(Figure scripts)
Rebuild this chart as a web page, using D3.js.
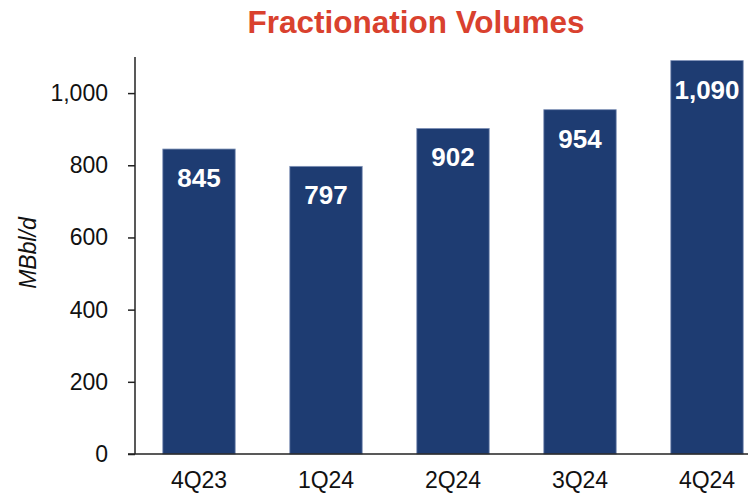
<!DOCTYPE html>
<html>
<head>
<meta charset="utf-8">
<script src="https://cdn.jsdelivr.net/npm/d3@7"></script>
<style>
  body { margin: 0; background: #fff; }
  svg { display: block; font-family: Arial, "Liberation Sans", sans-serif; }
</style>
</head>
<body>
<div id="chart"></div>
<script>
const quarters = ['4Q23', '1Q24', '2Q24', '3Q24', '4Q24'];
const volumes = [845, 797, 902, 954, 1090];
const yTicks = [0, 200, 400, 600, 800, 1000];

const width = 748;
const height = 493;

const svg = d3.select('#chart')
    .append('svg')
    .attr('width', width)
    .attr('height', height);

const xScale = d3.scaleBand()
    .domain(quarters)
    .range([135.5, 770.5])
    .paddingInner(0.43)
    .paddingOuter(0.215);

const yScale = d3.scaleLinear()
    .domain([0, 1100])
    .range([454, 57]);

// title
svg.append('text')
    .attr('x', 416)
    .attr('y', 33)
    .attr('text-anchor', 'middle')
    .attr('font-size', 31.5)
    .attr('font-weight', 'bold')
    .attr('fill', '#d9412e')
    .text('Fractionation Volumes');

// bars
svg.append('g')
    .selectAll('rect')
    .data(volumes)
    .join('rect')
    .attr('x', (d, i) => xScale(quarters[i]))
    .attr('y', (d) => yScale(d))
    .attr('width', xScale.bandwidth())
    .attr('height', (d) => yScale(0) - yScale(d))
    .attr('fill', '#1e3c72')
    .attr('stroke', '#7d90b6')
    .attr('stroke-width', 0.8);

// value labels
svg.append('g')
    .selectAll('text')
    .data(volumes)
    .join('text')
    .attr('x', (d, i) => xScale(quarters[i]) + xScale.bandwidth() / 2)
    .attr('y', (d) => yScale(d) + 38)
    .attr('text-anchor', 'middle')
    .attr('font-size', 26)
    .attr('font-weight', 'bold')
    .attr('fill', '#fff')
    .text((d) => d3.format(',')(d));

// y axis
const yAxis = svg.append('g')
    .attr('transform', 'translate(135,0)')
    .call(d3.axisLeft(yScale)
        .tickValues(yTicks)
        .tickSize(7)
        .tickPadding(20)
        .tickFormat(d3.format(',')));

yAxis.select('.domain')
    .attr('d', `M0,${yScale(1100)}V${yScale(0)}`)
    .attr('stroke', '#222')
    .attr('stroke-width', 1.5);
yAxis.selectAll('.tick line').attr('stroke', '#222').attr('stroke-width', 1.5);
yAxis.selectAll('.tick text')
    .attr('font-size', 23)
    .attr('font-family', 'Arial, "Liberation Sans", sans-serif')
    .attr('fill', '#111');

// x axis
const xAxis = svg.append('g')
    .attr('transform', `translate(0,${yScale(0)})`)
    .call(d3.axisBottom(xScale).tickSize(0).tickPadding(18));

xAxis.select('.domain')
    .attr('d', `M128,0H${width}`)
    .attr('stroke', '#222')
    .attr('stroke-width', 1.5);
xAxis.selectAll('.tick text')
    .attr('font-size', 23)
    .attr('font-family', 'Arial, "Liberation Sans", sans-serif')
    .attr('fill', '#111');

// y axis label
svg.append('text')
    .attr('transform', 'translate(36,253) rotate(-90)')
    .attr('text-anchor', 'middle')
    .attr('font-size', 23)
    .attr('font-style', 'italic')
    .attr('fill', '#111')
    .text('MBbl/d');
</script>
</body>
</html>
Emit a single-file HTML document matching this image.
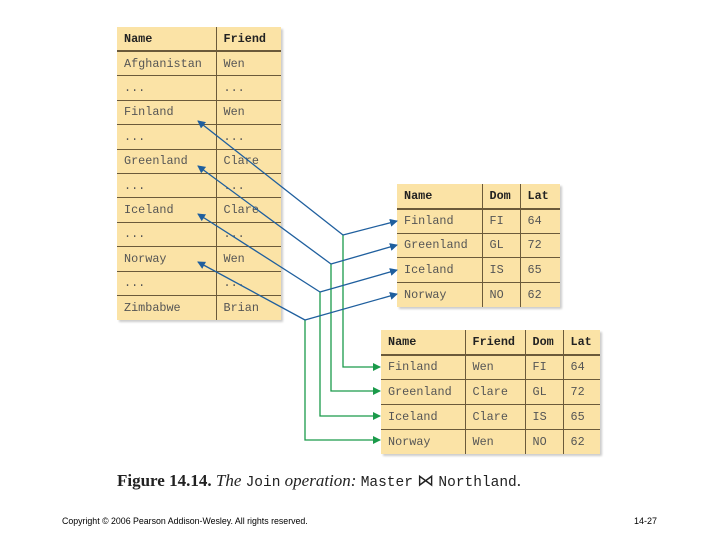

What is required: Omit the images and transcribe all of the records above word for word.

Written answer:
Rebuild this chart as a web page, using D3.js.
<!DOCTYPE html>
<html>
<head>
<meta charset="utf-8">
<script src="https://cdn.jsdelivr.net/npm/d3@7"></script>
<style>
  body { margin: 0; background: #fff; }
  svg { display: block; font-family: Arial, "Liberation Sans", sans-serif; }
</style>
</head>
<body>
<div id="chart"></div>
<script>
const quarters = ['4Q23', '1Q24', '2Q24', '3Q24', '4Q24'];
const volumes = [845, 797, 902, 954, 1090];
const yTicks = [0, 200, 400, 600, 800, 1000];

const width = 748;
const height = 493;

const svg = d3.select('#chart')
    .append('svg')
    .attr('width', width)
    .attr('height', height);

const xScale = d3.scaleBand()
    .domain(quarters)
    .range([135.5, 770.5])
    .paddingInner(0.43)
    .paddingOuter(0.215);

const yScale = d3.scaleLinear()
    .domain([0, 1100])
    .range([454, 57]);

// title
svg.append('text')
    .attr('x', 416)
    .attr('y', 33)
    .attr('text-anchor', 'middle')
    .attr('font-size', 31.5)
    .attr('font-weight', 'bold')
    .attr('fill', '#d9412e')
    .text('Fractionation Volumes');

// bars
svg.append('g')
    .selectAll('rect')
    .data(volumes)
    .join('rect')
    .attr('x', (d, i) => xScale(quarters[i]))
    .attr('y', (d) => yScale(d))
    .attr('width', xScale.bandwidth())
    .attr('height', (d) => yScale(0) - yScale(d))
    .attr('fill', '#1e3c72')
    .attr('stroke', '#7d90b6')
    .attr('stroke-width', 0.8);

// value labels
svg.append('g')
    .selectAll('text')
    .data(volumes)
    .join('text')
    .attr('x', (d, i) => xScale(quarters[i]) + xScale.bandwidth() / 2)
    .attr('y', (d) => yScale(d) + 38)
    .attr('text-anchor', 'middle')
    .attr('font-size', 26)
    .attr('font-weight', 'bold')
    .attr('fill', '#fff')
    .text((d) => d3.format(',')(d));

// y axis
const yAxis = svg.append('g')
    .attr('transform', 'translate(135,0)')
    .call(d3.axisLeft(yScale)
        .tickValues(yTicks)
        .tickSize(7)
        .tickPadding(20)
        .tickFormat(d3.format(',')));

yAxis.select('.domain')
    .attr('d', `M0,${yScale(1100)}V${yScale(0)}`)
    .attr('stroke', '#222')
    .attr('stroke-width', 1.5);
yAxis.selectAll('.tick line').attr('stroke', '#222').attr('stroke-width', 1.5);
yAxis.selectAll('.tick text')
    .attr('font-size', 23)
    .attr('font-family', 'Arial, "Liberation Sans", sans-serif')
    .attr('fill', '#111');

// x axis
const xAxis = svg.append('g')
    .attr('transform', `translate(0,${yScale(0)})`)
    .call(d3.axisBottom(xScale).tickSize(0).tickPadding(18));

xAxis.select('.domain')
    .attr('d', `M128,0H${width}`)
    .attr('stroke', '#222')
    .attr('stroke-width', 1.5);
xAxis.selectAll('.tick text')
    .attr('font-size', 23)
    .attr('font-family', 'Arial, "Liberation Sans", sans-serif')
    .attr('fill', '#111');

// y axis label
svg.append('text')
    .attr('transform', 'translate(36,253) rotate(-90)')
    .attr('text-anchor', 'middle')
    .attr('font-size', 23)
    .attr('font-style', 'italic')
    .attr('fill', '#111')
    .text('MBbl/d');
</script>
</body>
</html>
Emit a single-file HTML document matching this image.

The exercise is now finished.